Obama's courtship of Capitol Hill might not succeed

WASHINGTON — President Barack Obama's three days of visits to Capitol Hill produced no serious thaw in the partisan standoff that has impeded progress on budget and other fiscal matters for years.

Obama on Thursday wrapped up an extraordinary series of four visits in three days with lawmakers at the Capitol, hoping to gain enough trust to forge ahead with the kind of grand fiscal bargain that so far has been unattainable.

While he may have laid some groundwork, Republicans and some liberal Democrats remained skeptical that they could find consensus for a broader plan to curb projected deficits.

"It's nice that the president reached out," said House Speaker John Boehner, R-Ohio. "We were glad to have him. But there are big differences. And the president's idea of compromise is 'Just do it my way'. And that's just not going to work."

In their meeting, House Republicans pointedly asked the president if he was more eager to win congressional seats for Democrats than to get a bipartisan budget deal. In their meetings, liberal Democrats worried that the president might compromise too much on Medicare and other entitlement programs, though he assured them he wouldn't.

"He recognized that we have some pretty big differences and we ought to keep expectations under control," said Sen. Lamar Alexander, R-Tenn. "But he said he believes, and I think all of us believe, that this is the way we should be doing business together."
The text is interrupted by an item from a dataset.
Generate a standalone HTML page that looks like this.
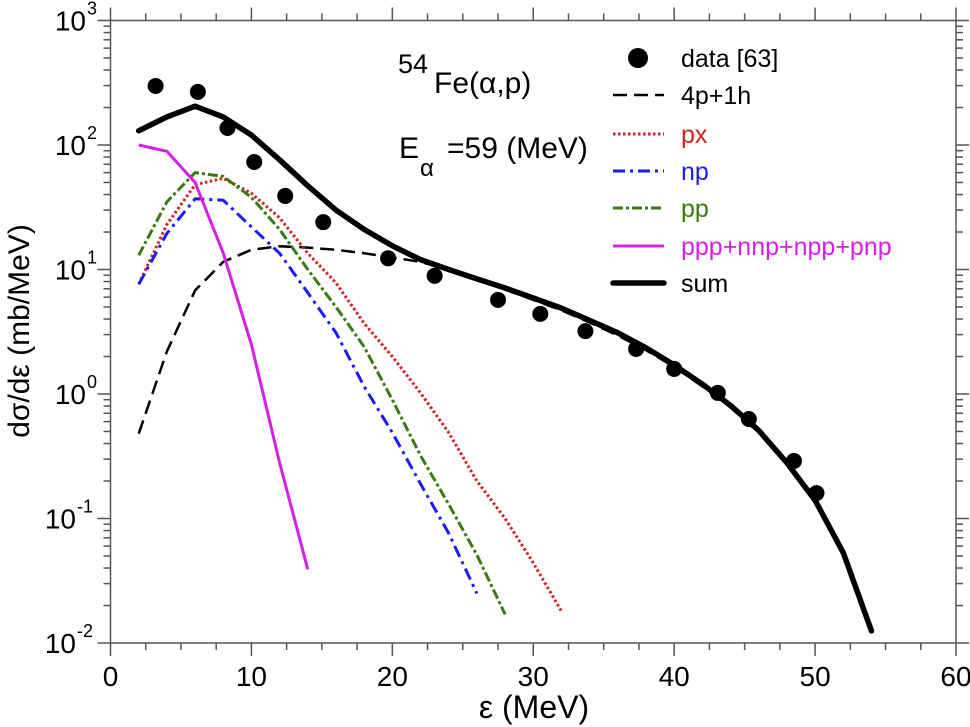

In the days and weeks ahead, the effect of the meetings could be hard to detect.

The first order of business is keeping the government funded and open past March 27 through Sept. 30, the end of the fiscal year. Final votes on a stopgap plan are expected late next week.

Next is a tougher task. The House and Senate next week plan to consider budget proposals for the next 10 years beyond Sept. 30. Republicans control the House and are offering a plan to raise no taxes, balance the budget, and slow the growth in domestic spending beyond what Democrats will accept.

Democrats will counter in the Senate with a budget that would raise $975 billion in taxes and cut an equal amount from projected spending over 10 years. Republicans say that plan will go nowhere.